TASK INPUT>
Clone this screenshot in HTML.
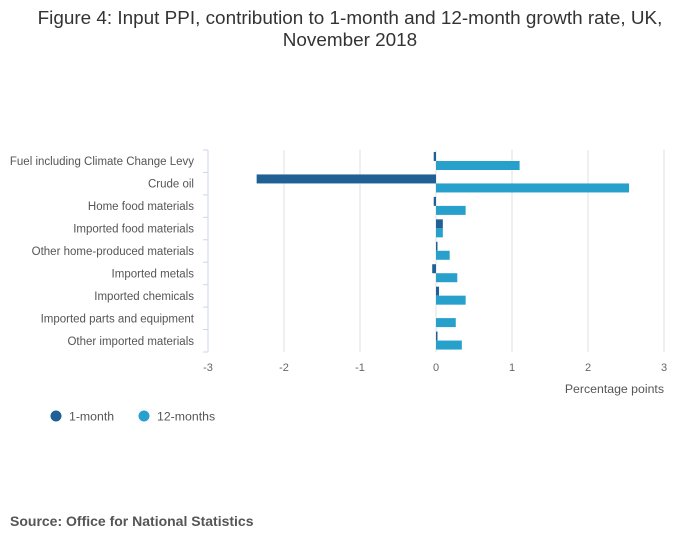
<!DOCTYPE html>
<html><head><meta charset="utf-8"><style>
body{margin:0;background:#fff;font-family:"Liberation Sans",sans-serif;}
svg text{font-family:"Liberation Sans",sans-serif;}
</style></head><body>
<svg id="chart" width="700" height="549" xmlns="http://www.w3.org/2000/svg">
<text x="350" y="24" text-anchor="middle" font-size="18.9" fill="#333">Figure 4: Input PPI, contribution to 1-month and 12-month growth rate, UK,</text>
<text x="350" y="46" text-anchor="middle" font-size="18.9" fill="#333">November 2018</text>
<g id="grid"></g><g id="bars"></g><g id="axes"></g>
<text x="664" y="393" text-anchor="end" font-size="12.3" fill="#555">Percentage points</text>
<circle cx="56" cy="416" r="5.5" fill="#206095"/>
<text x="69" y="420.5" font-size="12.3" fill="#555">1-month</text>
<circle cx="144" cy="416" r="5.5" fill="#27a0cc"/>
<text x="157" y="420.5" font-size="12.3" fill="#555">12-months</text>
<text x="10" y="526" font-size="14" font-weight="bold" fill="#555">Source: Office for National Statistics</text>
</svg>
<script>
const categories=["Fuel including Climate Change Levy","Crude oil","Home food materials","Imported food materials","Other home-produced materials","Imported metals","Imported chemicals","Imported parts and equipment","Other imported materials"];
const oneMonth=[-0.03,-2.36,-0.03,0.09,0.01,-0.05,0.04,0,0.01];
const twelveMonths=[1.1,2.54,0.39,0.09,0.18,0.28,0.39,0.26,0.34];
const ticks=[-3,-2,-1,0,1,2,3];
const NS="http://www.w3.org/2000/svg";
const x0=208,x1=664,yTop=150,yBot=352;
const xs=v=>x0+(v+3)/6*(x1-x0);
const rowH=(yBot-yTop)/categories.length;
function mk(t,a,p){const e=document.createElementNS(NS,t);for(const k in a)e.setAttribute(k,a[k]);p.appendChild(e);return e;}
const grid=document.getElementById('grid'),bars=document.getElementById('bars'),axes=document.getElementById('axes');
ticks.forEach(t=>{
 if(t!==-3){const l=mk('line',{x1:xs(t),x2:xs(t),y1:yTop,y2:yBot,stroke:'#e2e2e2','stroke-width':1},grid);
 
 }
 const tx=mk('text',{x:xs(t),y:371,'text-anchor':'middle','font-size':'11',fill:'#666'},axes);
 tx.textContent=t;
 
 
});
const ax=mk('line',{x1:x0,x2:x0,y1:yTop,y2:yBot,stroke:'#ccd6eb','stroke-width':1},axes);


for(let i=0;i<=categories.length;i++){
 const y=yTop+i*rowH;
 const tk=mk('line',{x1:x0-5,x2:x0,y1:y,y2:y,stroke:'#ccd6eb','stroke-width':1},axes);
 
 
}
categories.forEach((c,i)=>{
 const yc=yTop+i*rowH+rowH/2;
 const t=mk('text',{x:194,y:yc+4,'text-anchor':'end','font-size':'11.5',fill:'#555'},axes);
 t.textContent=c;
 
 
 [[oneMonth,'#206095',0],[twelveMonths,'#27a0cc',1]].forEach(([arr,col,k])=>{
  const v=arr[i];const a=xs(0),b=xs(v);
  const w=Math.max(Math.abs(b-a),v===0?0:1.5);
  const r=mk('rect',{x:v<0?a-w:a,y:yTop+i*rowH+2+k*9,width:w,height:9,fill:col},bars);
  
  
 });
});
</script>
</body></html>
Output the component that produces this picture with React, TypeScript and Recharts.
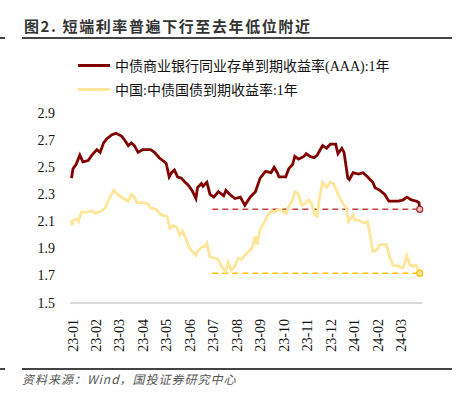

TASK BRIEF>
What is the number of lines in the records that contain "this"? Give that number only.

THE SOLUTION>
2